Budget £25 a head for three courses with a bottle of local rosé (D.O. Cebreros, properly chilled). Cards work, but the machine sometimes "falls over" during siesta—cash ends arguments. If you're self-catering, the tiny SuperSol on Calle Nueva stocks UHT milk, tinned chickpeas and surprisingly good cheddar for homesick children. Bread appears at 09:00 and is usually gone by 10:30; after that you'll be eating yesterday's baguette, which could double as scaffolding.
Beds, Blondes and the British Invasion
There are no international chains, thank God. Options cluster into two camps: stone mansions inside the walls and converted farmhouses down dirt tracks. Hotel Viejo Ayllón occupies a 16th-century merchant's house opposite the medieval gate; rooms have beams, wifi that obeys the laws of quantum physics (there until you need it) and minibars stocked with €1.50 cans of Estrella. Weekend rate hovers around €90 for a double, including a breakfast of torrijas (Spanish eggy bread) strong enough to fuel a small crusade.

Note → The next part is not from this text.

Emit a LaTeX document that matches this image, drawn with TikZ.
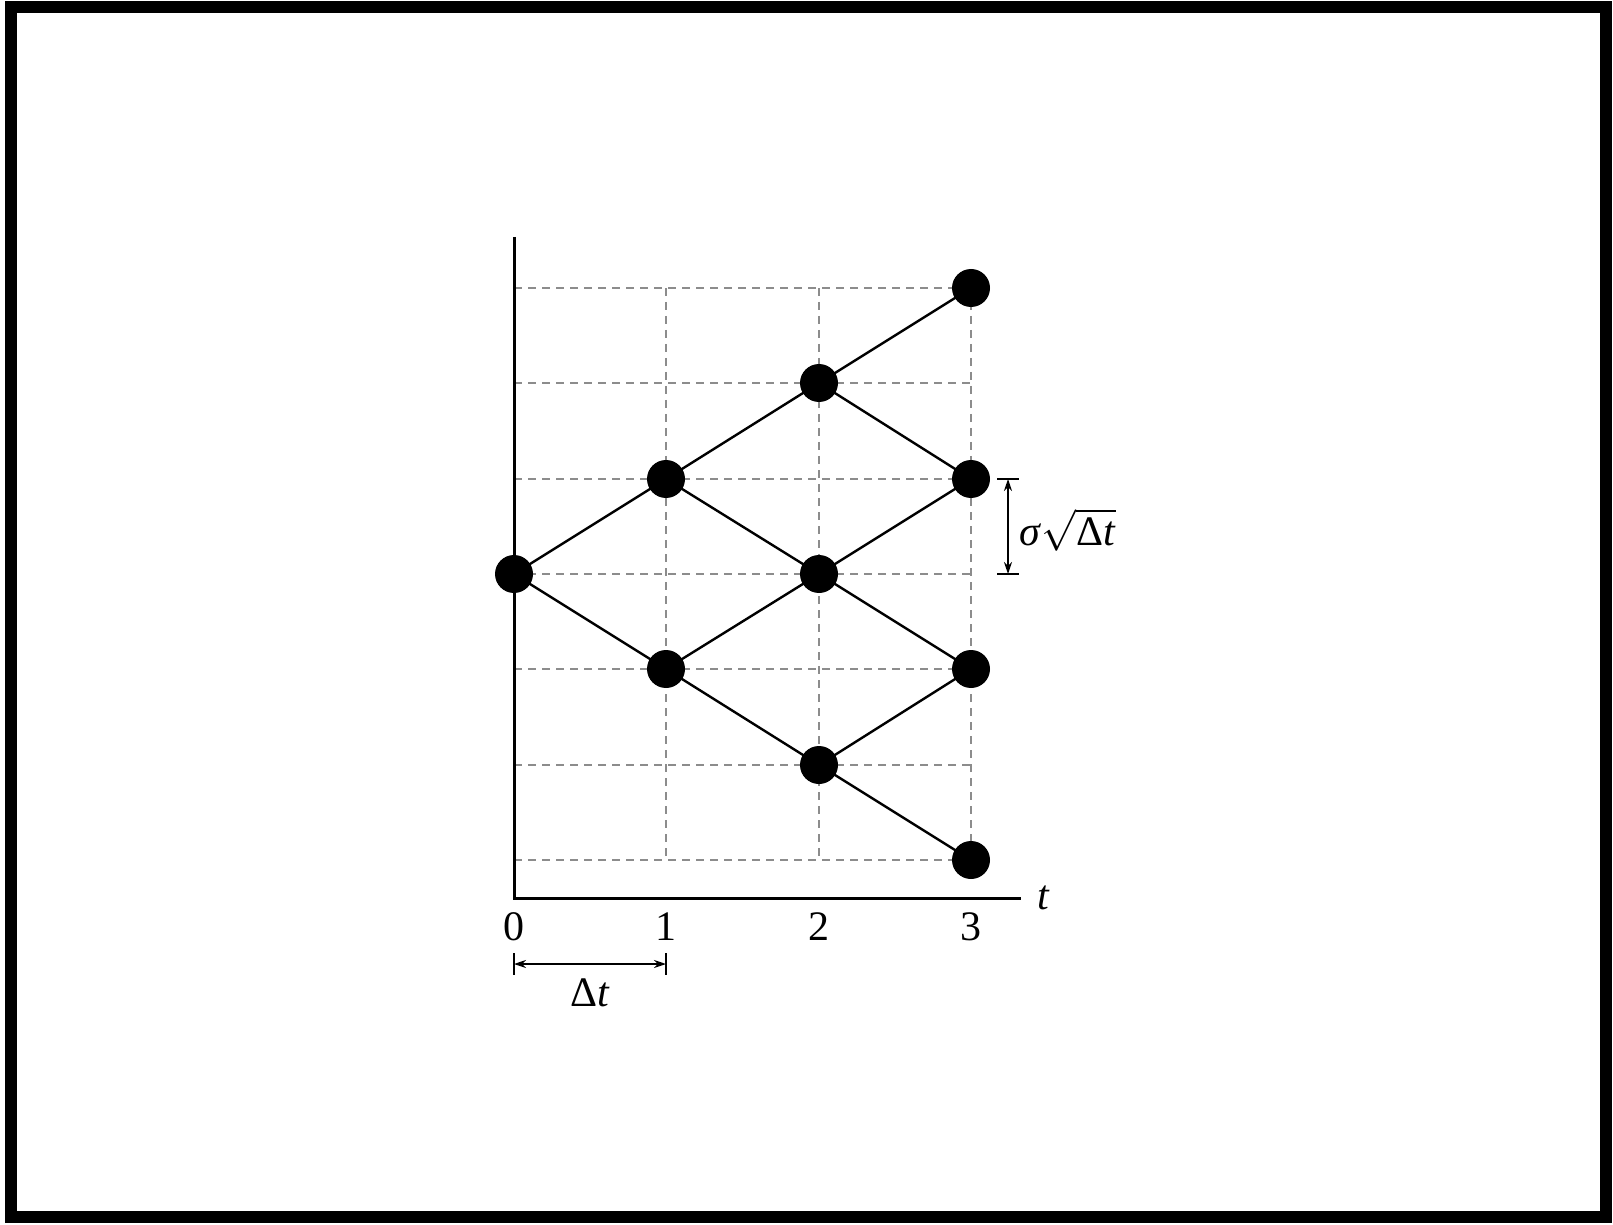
\documentclass[tikz,border=0pt]{standalone}
\usepackage{fontspec}
\setmainfont{Liberation Serif}
\usetikzlibrary{arrows.meta,positioning}

\begin{document}
\begin{tikzpicture}[
    x=0.5pt, y=-0.5pt,
    >={Stealth[length=6pt,width=4pt]},
    dot/.style={circle, fill=black, minimum size=19pt, inner sep=0pt},
    grid/.style={dashed, dash pattern=on 4pt off 3pt, line width=0.7pt, color=black!45},
    branch/.style={line width=1.2pt},
    axis/.style={line width=1.5pt},
    lbl/.style={font=\fontsize{21}{23}\selectfont, inner sep=1pt},
    dim/.style={<->, line width=0.8pt},
  ]
  \useasboundingbox (0,0) rectangle (1613,1225);
  \draw[line width=6pt] (11,7) rectangle (1606,1217);

  % Grid
  \foreach \r in {288,383,479,574,669,765,860}
    \draw[grid] (514,\r) -- (971,\r);
  \foreach \c in {666,819,971}
    \draw[grid] (\c,288) -- (\c,860);

  % Axes
  \coordinate (orig) at (514,898);
  \coordinate (ytop) at (514,237);
  \coordinate (xend) at (1021,898);
  \draw[axis] (ytop) -- (orig) -- (xend);
  \node[lbl, right=7pt of xend] (tlab) {\itshape t};

  % Time labels
  \node[lbl] (t0) at (514,927) {0};
  \node[lbl] (t1) at (666,927) {1};
  \node[lbl] (t2) at (819,927) {2};
  \node[lbl] (t3) at (971,927) {3};

  % Tree nodes
  \node[dot] (s0)  at (514,574) {};
  \node[dot] (s1u) at (666,479) {};
  \node[dot] (s1d) at (666,669) {};
  \node[dot] (s2u) at (819,383) {};
  \node[dot] (s2m) at (819,574) {};
  \node[dot] (s2d) at (819,765) {};
  \node[dot] (s3a) at (971,288) {};
  \node[dot] (s3b) at (971,479) {};
  \node[dot] (s3c) at (971,669) {};
  \node[dot] (s3d) at (971,860) {};

  \draw[branch] (s0.center) -- (s1u.center) -- (s2u.center) -- (s3a.center);
  \draw[branch] (s0.center) -- (s1d.center) -- (s2d.center) -- (s3d.center);
  \draw[branch] (s1u.center) -- (s2m.center) -- (s3c.center);
  \draw[branch] (s1d.center) -- (s2m.center) -- (s3b.center);
  \draw[branch] (s2u.center) -- (s3b.center);
  \draw[branch] (s2d.center) -- (s3c.center);

  % Step width
  \coordinate (dl) at (514,964);
  \coordinate (dr) at (666,964);
  \draw[line width=0.8pt] (514,953) -- (514,975) (666,953) -- (666,975);
  \draw[dim] (dl) -- (dr);
  \node[lbl] (dtlab) at (590,993) {Δ\textit{t}};

  % Step height
  \coordinate (hu) at (1008,479);
  \coordinate (hd) at (1008,574);
  \draw[line width=0.8pt] (997,479) -- (1019,479) (997,574) -- (1019,574);
  \draw[dim] (hu) -- (hd);
  \node[lbl, anchor=west] (sdlab) at (1017,530)
    {\textit{σ}$\sqrt{\mbox{Δ\textit{t}}}$};
\end{tikzpicture}
\end{document}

Further out, Posada del Cordón offers silence so complete you can hear your own retina flicker. The last kilometre is unmade; after rain it becomes an episode of Top Gear. Once arrived, however, the stars arrive in HD—no streetlights, no neighbourly security lamps, just the Milky Way spilled across the sky like a drunk with a paintbrush. Bring slippers: stone floors at 03:00 are colder than a solicitor's letter.
Whichever you choose, book dinner too. Taxis back from neighbouring villages cost more than the room, and the local police breath-test with medieval enthusiasm after 23:00.
When to Bail Out
Ayllón repays patience but punishes poor planning. Monday and Tuesday see half the town shuttered; arrive then and you'll picnic on crisps. August brings Madrilenian families, quadrupling the population and halving the water pressure. Winter weekends can be magical—snow on the roofs, roast chestnuts sold from a barrow—but the road from the motorway is salted, not gritted, and hire-car tyres are often "ecological" (code for useless). Spring means pollen; autumn means hunters. There is no perfect month, only the month you decide matters less than the experience.
Leave early for Madrid Barajas. The map swears 125 km, 90 minutes; the Guardia Civil swear otherwise when they close the A-1 for a lorry fire. Fill the tank in Riaza—petrol stations on the motorway are further apart than diplomatic compliments. And reset the sat-nav to avoid tolls; the scenic N110 adds twenty minutes but saves €25 and passes through Sepúlveda, another stone village worth a coffee stop if you have time to spare.
Ayllón won't change your life. It will, however, remind you what Spanish villages looked like before souvenir shops replaced shoe-repairers, and before every bar served eggs Benedict. That's worth a detour, even if the hire-car company charges you €120 for the stone-chip you picked up on the final bend.